Ibitira is intensely feminine — of course, that doesn't mean it wouldn't smell arresting on a confident man. I see it as the signature scent of an elegant woman with buckets of cash. Although it's an Eau de Parfum, it is so concentrated that a spritz leaves a delicious, oily residue on my forearm. It lasts several hours and has moderate sillage.
I first pegged Oesel as a feminine fragrance and was surprised when I looked it up and found out XerJoff lists it among the masculines. Oesel's notes are orange flower, Paraguayan petitgrain, Bulgarian rose, jasmine sambac, acacia, white flowers, Indian patchouli, cedar, and tobacco flower. Oesel smells to me like a deep, enveloping mimosa with a hint of vanilla and powder. A pale counterpoint of clean musk balances the composition.
Oesel's mimosa is so thick and full of pollen that I want to sneeze, but instead I breathe in the scent of a night in August on the back porch of a friend's house after dinner while we're digesting paella made on the grill and maybe a little too much good wine. Someone is churning ice cream while someone else wanders through the vegetable garden inspecting the tomatoes. The cat is sprawled on the cobblestones. The mimosa tree radiates its fragrance through the yard. Oesel also lasts 5 to 6 hours and carries a few feet from my body.
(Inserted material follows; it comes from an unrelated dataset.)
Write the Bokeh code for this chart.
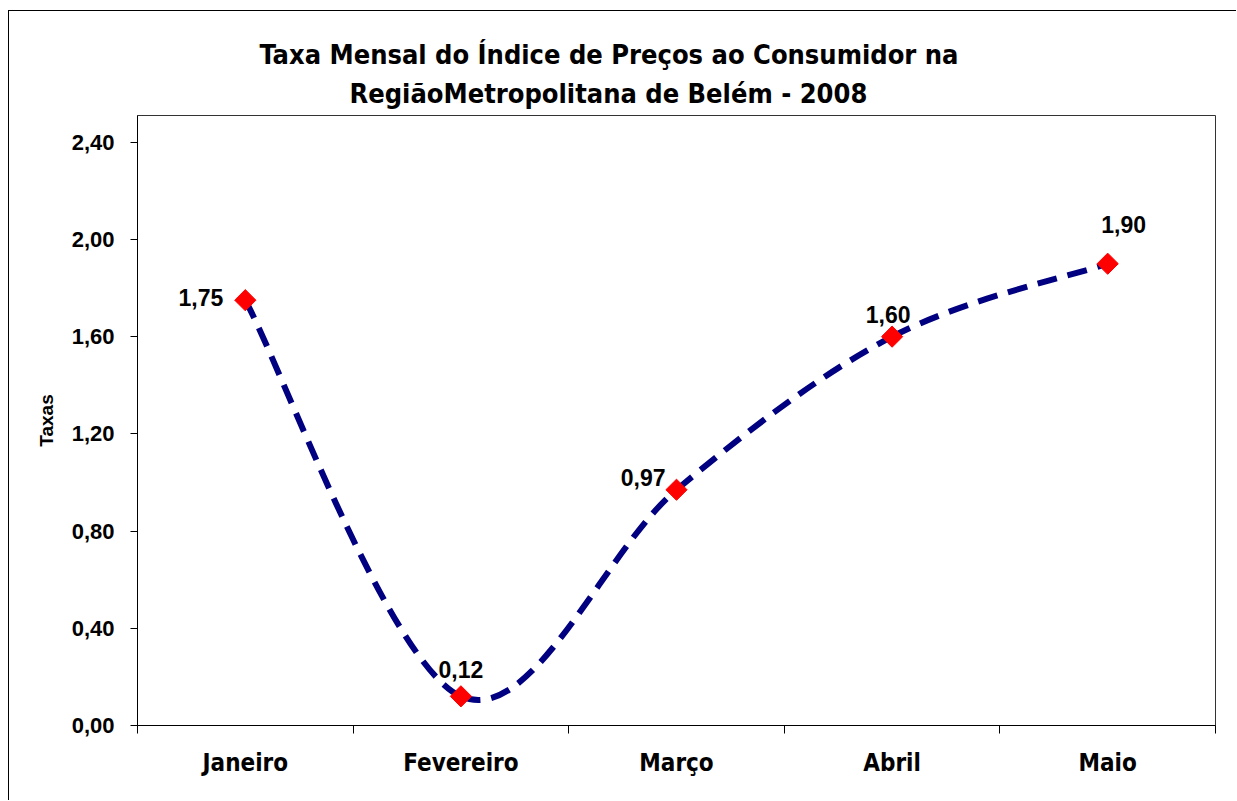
import numpy as np
from bokeh.plotting import figure
from bokeh.models import (ColumnDataSource, FixedTicker, LabelSet, Title, Range1d)
from bokeh.core.properties import value
from bokeh.embed import file_html
from bokeh.resources import INLINE

# ---- data ----
months = ["Janeiro", "Fevereiro", "Março", "Abril", "Maio"]
rates = [1.75, 0.12, 0.97, 1.60, 1.90]
y_ticks = [0.0, 0.4, 0.8, 1.2, 1.6, 2.0, 2.4]
y_tick_labels = ["0,00", "0,40", "0,80", "1,20", "1,60", "2,00", "2,40"]
title_lines = ["Taxa Mensal do Índice de Preços ao Consumidor na",
               "RegiãoMetropolitana de Belém - 2008"]
y_label = "Taxas"

# label offsets (style, pixels)
label_dx = [-22, 0, -11, -4, 16]
label_dy = [3, 27, 12, 22, 39]
label_align = ["right", "center", "right", "center", "center"]

NARROW = "DejaVu Sans Condensed"
SANS = "Liberation Sans"

xs = list(range(len(months)))
Y_MAX = 2.51

p = figure(width=1228, height=790, output_backend="svg", toolbar_location=None,
           x_range=Range1d(-0.5, len(months) - 0.5), y_range=Range1d(0, Y_MAX),
           min_border_left=128, min_border_right=22, min_border_top=104,
           min_border_bottom=76)
p.styles = {"border-left": "1px solid black", "border-top": "1px solid black",
            "margin-left": "8px", "margin-top": "10px"}
p.grid.visible = False
p.outline_line_color = "#333333"
p.outline_line_width = 1
p.background_fill_color = "white"
p.border_fill_color = "white"

# title lines (second line added first -> nearest to the plot area)
title_offsets = [122, 212]      # left-aligned offsets so that both lines centre near x=607
title_standoffs = [0, 13]
for txt, off, so in reversed(list(zip(title_lines, title_offsets, title_standoffs))):
    p.add_layout(Title(text=txt, align="left", offset=off, standoff=so,
                       text_font=NARROW, text_font_size="27px", text_font_style="bold",
                       text_color="black"), "above")

# smooth line through the points (Bezier segments, Catmull-Rom style control points)
P = np.column_stack([xs, rates]).astype(float)
n = len(P)
ext = np.vstack([P[0], P, P[-1]])
seg = {"x0": [], "y0": [], "x1": [], "y1": [], "cx0": [], "cy0": [], "cx1": [], "cy1": []}
for i in range(n - 1):
    p0, p1, p2, p3 = ext[i], ext[i + 1], ext[i + 2], ext[i + 3]
    c0 = p1 + (p2 - p0) / 6.0
    c1 = p2 - (p3 - p1) / 6.0
    seg["x0"].append(p1[0]); seg["y0"].append(p1[1])
    seg["x1"].append(p2[0]); seg["y1"].append(p2[1])
    seg["cx0"].append(c0[0]); seg["cy0"].append(c0[1])
    seg["cx1"].append(c1[0]); seg["cy1"].append(c1[1])
p.bezier(x0="x0", y0="y0", x1="x1", y1="y1", cx0="cx0", cy0="cy0", cx1="cx1", cy1="cy1",
         source=ColumnDataSource(seg), line_color="#000080", line_width=6,
         line_dash="20 11")

src = ColumnDataSource(dict(
    x=xs, y=rates,
    text=[f"{v:.2f}".replace(".", ",") for v in rates],
    dx=label_dx, dy=label_dy, align=label_align))
p.scatter("x", "y", source=src, marker="square", size=15, angle=np.pi / 4,
          fill_color="red", line_color="red")
p.add_layout(LabelSet(x="x", y="y", text="text", source=src, x_offset="dx", y_offset="dy",
                      text_align="align", text_baseline="middle", text_font=value(SANS),
                      text_font_size=value("23px"), text_font_style=value("bold"),
                      text_color="black"))

# x axis
xa = p.xaxis[0]
xa.ticker = FixedTicker(ticks=xs, minor_ticks=[i - 0.5 for i in range(n + 1)])
xa.major_label_overrides = {i: m for i, m in enumerate(months)}
xa.major_tick_line_alpha = 0
xa.minor_tick_line_color = "black"
xa.minor_tick_out = 8
xa.minor_tick_in = 0
xa.major_label_standoff = 15
xa.major_label_text_font = NARROW
xa.major_label_text_font_size = "24px"
xa.major_label_text_font_style = "bold"
xa.major_label_text_color = "black"
xa.axis_line_color = "black"

# y axis
ya = p.yaxis[0]
ya.ticker = FixedTicker(ticks=y_ticks, minor_ticks=[])
ya.major_label_overrides = {t: l for t, l in zip(y_ticks, y_tick_labels)}
ya.major_tick_out = 7
ya.major_tick_in = 0
ya.major_tick_line_color = "black"
ya.major_label_standoff = 16
ya.major_label_text_font = SANS
ya.major_label_text_font_size = "22px"
ya.major_label_text_font_style = "bold"
ya.major_label_text_color = "black"
ya.axis_line_color = "black"
ya.axis_label = y_label
ya.axis_label_text_font = SANS
ya.axis_label_text_font_size = "19px"
ya.axis_label_text_font_style = "bold"
ya.axis_label_text_color = "black"
ya.axis_label_standoff = 12

open("out.html", "w").write(file_html(p, INLINE))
While Ibitira and Oesel are the XerJoff fragrances I might wear the most, if you are faced with a run of Xerjoff testers, I encourage you to try the sexy, dirty-clean Dhofar; the fresh, cypress-laden Nio; Esquel, a feminine fougère that becomes an ambery oriental; and Uden, a fougère laced with coffee, rum, and wood.
Would I shell out for a bottle of one of XerJoff's fragrances? At $345 for 50 ml, they're simply not in my budget. For the same money I'd be more tempted to buy an Amouage and dinner out or maybe a vintage Schiaparelli bracelet. But if anyone at XerJoff is listening out there, I'd be happy to clean up the copy on your website for a bottle.